The share price of Telstra Corporation Ltd (ASX: TLS) appears to have found a bottom – for now at least. This might be in part because it's seen as the "least dirty shirt" in the embattled telecommunications sector.
Australian telecommunications companies have been on the nose due largely to margin pressure from the NBN with the likes of TPG Telecom Ltd (ASX: TPM) and Vocus Group Ltd (ASX: VOC) falling in sympathy with Australia's largest telco.
Vocus has other issues, but that's another story for another time.
Telstra's size and the payment it receives from the NBN for giving up its copper network has afforded it better protection and there are reasons to think that Telstra is looking good value at these levels given its forecast yield of 6.4% (before franking) for the current financial year.
But there is a viable alternative to Telstra that is hidden in plain view of investors. I am referring to Spark New Zealand Ltd (ASX: SPK), which used to be called Telecom New Zealand.
It doesn't have the issues associated with the NBN, and just as importantly, it is expected to pay a fatter dividend than Telstra.
Spark has issued guidance for FY18 with management aiming to pay a regular dividend of 22 cents a share along with an additional 3 cents as a special dividend. This means the stock is trading on a net yield of 7.6%.
The regular dividend is fully franked and the special dividend is 75% franked.

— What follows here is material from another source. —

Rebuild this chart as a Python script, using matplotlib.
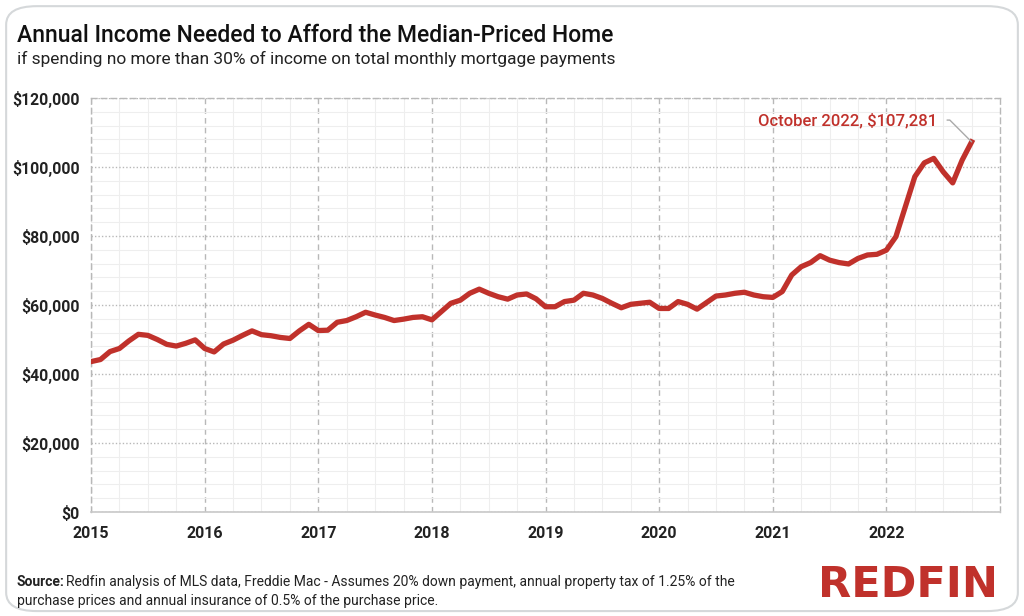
import numpy as np
import matplotlib.pyplot as plt
from matplotlib.patches import FancyBboxPatch
from matplotlib.ticker import MultipleLocator, FuncFormatter

# monthly values, Jan 2015 - Oct 2022 (thousands of dollars)
income_2015 = [43.6, 44.2, 46.5, 47.4, 49.6, 51.5, 51.2, 50.0, 48.6, 48.1, 48.9, 49.9]
income_2016 = [47.4, 46.4, 48.7, 49.8, 51.2, 52.5, 51.4, 51.1, 50.6, 50.3, 52.5, 54.4]
income_2017 = [52.6, 52.7, 55.0, 55.5, 56.6, 57.9, 57.1, 56.4, 55.5, 55.9, 56.4, 56.6]
income_2018 = [55.7, 58.1, 60.5, 61.4, 63.4, 64.6, 63.4, 62.4, 61.7, 62.9, 63.2, 61.8]
income_2019 = [59.5, 59.5, 61.0, 61.4, 63.4, 62.9, 61.9, 60.5, 59.2, 60.2, 60.5, 60.8]
income_2020 = [59.0, 59.0, 61.0, 60.2, 58.8, 60.7, 62.6, 62.9, 63.4, 63.7, 62.9, 62.4]
income_2021 = [62.2, 63.9, 68.7, 71.1, 72.3, 74.3, 73.0, 72.3, 71.9, 73.5, 74.5, 74.7]
income_2022 = [75.9, 79.8, 88.5, 97.2, 101.2, 102.5, 98.6, 95.4, 102.0, 107.281]

years = [2015, 2016, 2017, 2018, 2019, 2020, 2021, 2022]
label_text = "October 2022, $107,281"

income = np.array(income_2015 + income_2016 + income_2017 + income_2018 +
                  income_2019 + income_2020 + income_2021 + income_2022) * 1000
t = 2015 + np.arange(len(income)) / 12.0

red = '#c0312b'
plt.rcParams['font.family'] = ['Roboto', 'DejaVu Sans']

fig = plt.figure(figsize=(10.24, 6.16), dpi=100)
fig.patches.append(FancyBboxPatch((0.006, 0.008), 0.988, 0.982,
                                  boxstyle='round,pad=0,rounding_size=0.03',
                                  transform=fig.transFigure, fc='white',
                                  ec='#d5d8da', lw=1.5, zorder=-1))

ax = fig.add_axes([0.0889, 0.1688, 0.8877, 0.6721])
ax.plot(t, income, color=red, lw=3.8, solid_joinstyle='round', zorder=3)

ax.set_xlim(2015, 2023)
ax.set_ylim(0, 120000)
ax.xaxis.set_minor_locator(MultipleLocator(0.25))
ax.yaxis.set_major_locator(MultipleLocator(20000))
ax.yaxis.set_minor_locator(MultipleLocator(4000))
ax.set_xticks(years)
ax.set_xticklabels([str(y) for y in years])
ax.yaxis.set_major_formatter(FuncFormatter(lambda v, p: '${:,.0f}'.format(v)))

ax.grid(which='minor', color='#eeeeee', lw=0.8, ls='-')
ax.grid(which='major', axis='x', color='#b8b8b8', lw=1.0, ls=(0, (4, 3)))
ax.grid(which='major', axis='y', color='#b8b8b8', lw=1.0, ls=(0, (1, 1.5)))
ax.set_axisbelow(True)
for side in ['left', 'right', 'top']:
    ax.spines[side].set_color('#b8b8b8')
    ax.spines[side].set_linestyle((0, (4, 3)))
    ax.spines[side].set_linewidth(1.0)
ax.spines['bottom'].set_color('#c8c8c8')
ax.spines['bottom'].set_linewidth(1.2)
ax.tick_params(which='both', length=0)
ax.tick_params(axis='y', pad=8, labelsize=11.3, labelcolor='#222222')
ax.tick_params(axis='x', pad=10, labelsize=11.5, labelcolor='#222222')
for lab in ax.get_xticklabels() + ax.get_yticklabels():
    lab.set_fontweight('bold')

ax.annotate(label_text, xy=(t[-1], income[-1]), xytext=(2021.66, 113600),
            color=red, fontsize=12, fontweight='medium', ha='center', va='center',
            arrowprops=dict(arrowstyle='-', color='#aaaaaa', lw=1.0,
                            shrinkA=5, shrinkB=0,
                            connectionstyle='angle,angleA=0,angleB=135,rad=0',
                            relpos=(1.0, 0.5)))

fig.text(0.0166, 0.942, 'Annual Income Needed to Afford the Median-Priced Home',
         fontsize=16.5, fontweight='medium', color='#111111', va='center')
fig.text(0.0166, 0.905, 'if spending no more than 30% of income on total monthly mortgage payments',
         fontsize=12.5, color='#222222', va='center')
fig.text(0.0166, 0.055, 'Source:', fontsize=10, fontweight='bold', color='#222222', va='center')
fig.text(0.0645, 0.055, 'Redfin analysis of MLS data, Freddie Mac - Assumes 20% down payment, annual property tax of 1.25% of the',
         fontsize=10, color='#222222', va='center')
fig.text(0.0166, 0.024, 'purchase prices and annual insurance of 0.5% of the purchase price.',
         fontsize=10, color='#222222', va='center')
fig.text(0.975, 0.05, 'REDFIN', fontsize=31, fontweight='bold', color=red,
         ha='right', va='center', family=['DejaVu Sans'])

fig.savefig('out.png', dpi=100)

In contrast, Telstra is tipped to pay a dividend of 22 cents in the current financial year, which gives it a net yield of 6.4%.
Special dividends aren't supposed to be a regular feature, so investors shouldn't normally be banking too much on getting that in future periods.
However, Spark has been paying a 3 cents special dividend for the past two years and has suggested it will continue to do so in FY18. The board is well aware that this "special dividend" is now part of market expectations and that may make it reluctant to cut that going forward.
Regardless, FY18's special dividend and Spark's lower share price (which lifts its regular yield) means the stock may be a better alternative to Telstra, or at least, it might be a good idea to spread your capital between the two if you are looking to generate income from the telecommunications sector.